Data block
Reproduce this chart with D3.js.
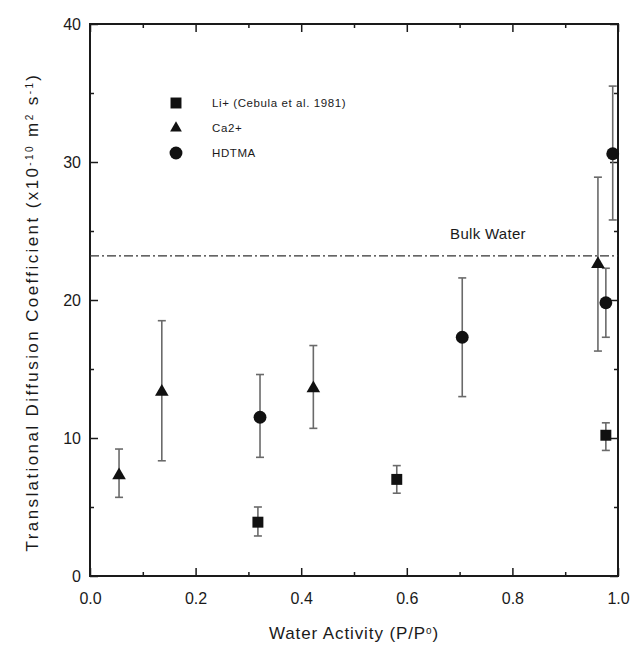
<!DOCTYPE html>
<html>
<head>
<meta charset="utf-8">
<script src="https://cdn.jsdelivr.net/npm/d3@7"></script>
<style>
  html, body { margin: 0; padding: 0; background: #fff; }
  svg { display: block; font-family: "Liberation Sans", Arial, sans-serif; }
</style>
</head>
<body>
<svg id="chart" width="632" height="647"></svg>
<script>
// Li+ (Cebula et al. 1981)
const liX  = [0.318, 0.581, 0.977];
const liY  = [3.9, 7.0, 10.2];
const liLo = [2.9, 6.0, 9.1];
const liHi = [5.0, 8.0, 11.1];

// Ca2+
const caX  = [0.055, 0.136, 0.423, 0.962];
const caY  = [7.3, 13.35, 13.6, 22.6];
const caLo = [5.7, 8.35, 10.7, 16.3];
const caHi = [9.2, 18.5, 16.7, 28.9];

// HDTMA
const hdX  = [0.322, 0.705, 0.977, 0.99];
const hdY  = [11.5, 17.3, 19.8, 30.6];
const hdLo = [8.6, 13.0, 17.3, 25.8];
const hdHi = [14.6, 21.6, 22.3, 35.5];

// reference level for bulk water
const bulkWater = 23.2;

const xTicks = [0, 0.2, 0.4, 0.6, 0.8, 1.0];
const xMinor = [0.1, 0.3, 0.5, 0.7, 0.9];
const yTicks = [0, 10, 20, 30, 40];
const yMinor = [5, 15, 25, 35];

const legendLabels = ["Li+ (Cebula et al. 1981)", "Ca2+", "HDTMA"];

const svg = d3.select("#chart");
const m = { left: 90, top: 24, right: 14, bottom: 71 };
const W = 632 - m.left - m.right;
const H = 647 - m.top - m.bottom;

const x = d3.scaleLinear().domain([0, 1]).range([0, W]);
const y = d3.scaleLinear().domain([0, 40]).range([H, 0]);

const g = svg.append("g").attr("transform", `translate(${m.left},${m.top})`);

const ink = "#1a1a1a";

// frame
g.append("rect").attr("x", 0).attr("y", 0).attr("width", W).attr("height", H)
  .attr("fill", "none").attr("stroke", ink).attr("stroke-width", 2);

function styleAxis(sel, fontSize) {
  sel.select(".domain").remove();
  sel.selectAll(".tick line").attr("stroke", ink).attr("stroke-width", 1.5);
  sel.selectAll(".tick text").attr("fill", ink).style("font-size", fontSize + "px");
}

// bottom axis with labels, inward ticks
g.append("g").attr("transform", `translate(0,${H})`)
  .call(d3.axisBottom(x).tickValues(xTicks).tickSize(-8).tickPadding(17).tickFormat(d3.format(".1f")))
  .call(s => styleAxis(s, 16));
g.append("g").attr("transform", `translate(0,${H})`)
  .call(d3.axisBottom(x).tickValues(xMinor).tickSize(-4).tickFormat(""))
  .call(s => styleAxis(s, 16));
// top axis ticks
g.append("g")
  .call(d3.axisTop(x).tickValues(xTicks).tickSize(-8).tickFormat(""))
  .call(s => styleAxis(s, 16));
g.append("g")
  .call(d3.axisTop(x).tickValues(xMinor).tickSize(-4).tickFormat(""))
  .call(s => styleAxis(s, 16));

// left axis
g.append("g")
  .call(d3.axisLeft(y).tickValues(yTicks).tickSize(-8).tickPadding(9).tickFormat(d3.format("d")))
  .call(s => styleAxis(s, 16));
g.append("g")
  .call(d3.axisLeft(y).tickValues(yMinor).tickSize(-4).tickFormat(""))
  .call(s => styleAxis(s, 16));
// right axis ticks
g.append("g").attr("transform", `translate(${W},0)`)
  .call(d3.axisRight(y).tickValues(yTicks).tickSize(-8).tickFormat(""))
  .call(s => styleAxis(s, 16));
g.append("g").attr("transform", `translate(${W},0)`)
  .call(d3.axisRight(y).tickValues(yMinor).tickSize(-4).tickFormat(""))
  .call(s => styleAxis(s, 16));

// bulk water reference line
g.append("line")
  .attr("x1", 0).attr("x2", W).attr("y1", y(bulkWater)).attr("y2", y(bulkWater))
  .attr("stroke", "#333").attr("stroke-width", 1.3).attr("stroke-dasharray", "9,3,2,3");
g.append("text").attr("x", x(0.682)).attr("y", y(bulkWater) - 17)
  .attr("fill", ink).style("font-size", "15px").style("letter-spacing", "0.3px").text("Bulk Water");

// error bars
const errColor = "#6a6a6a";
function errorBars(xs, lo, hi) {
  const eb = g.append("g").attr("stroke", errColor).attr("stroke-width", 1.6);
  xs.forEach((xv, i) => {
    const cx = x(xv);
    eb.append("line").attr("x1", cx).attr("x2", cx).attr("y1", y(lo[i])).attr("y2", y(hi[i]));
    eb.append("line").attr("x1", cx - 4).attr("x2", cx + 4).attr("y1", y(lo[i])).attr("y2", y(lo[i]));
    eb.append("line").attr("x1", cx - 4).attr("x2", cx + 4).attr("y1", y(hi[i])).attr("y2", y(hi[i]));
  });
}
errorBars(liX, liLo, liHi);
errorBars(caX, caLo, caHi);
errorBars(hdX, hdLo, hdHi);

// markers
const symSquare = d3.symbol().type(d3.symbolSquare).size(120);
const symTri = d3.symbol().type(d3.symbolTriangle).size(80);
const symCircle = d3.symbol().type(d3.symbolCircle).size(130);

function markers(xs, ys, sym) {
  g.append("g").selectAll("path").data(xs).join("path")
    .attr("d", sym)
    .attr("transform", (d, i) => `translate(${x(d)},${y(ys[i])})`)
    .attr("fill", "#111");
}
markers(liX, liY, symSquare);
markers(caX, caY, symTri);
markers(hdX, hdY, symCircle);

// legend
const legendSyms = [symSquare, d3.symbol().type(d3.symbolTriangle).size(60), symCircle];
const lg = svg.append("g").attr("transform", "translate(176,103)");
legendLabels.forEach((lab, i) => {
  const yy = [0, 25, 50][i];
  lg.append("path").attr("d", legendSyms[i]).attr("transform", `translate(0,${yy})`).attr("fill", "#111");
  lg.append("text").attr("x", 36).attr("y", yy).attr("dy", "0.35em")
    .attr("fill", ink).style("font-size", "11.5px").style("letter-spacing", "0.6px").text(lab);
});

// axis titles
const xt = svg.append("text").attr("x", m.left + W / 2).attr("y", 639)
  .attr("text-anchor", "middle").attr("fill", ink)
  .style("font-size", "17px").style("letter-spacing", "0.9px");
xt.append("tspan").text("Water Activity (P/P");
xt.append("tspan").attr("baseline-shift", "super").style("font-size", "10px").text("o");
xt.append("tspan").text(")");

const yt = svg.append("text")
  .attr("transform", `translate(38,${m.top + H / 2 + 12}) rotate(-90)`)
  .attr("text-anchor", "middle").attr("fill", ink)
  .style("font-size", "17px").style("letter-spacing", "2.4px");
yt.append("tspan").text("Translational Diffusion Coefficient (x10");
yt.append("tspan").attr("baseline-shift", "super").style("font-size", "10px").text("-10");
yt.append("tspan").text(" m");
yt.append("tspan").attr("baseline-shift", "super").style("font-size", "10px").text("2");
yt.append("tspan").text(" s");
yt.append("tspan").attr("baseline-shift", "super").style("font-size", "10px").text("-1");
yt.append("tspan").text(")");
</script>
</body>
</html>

Requirements
Check each line of the data above for the word "chart" and say how many lines contain it, giving nothing besides the number.

Final answer
3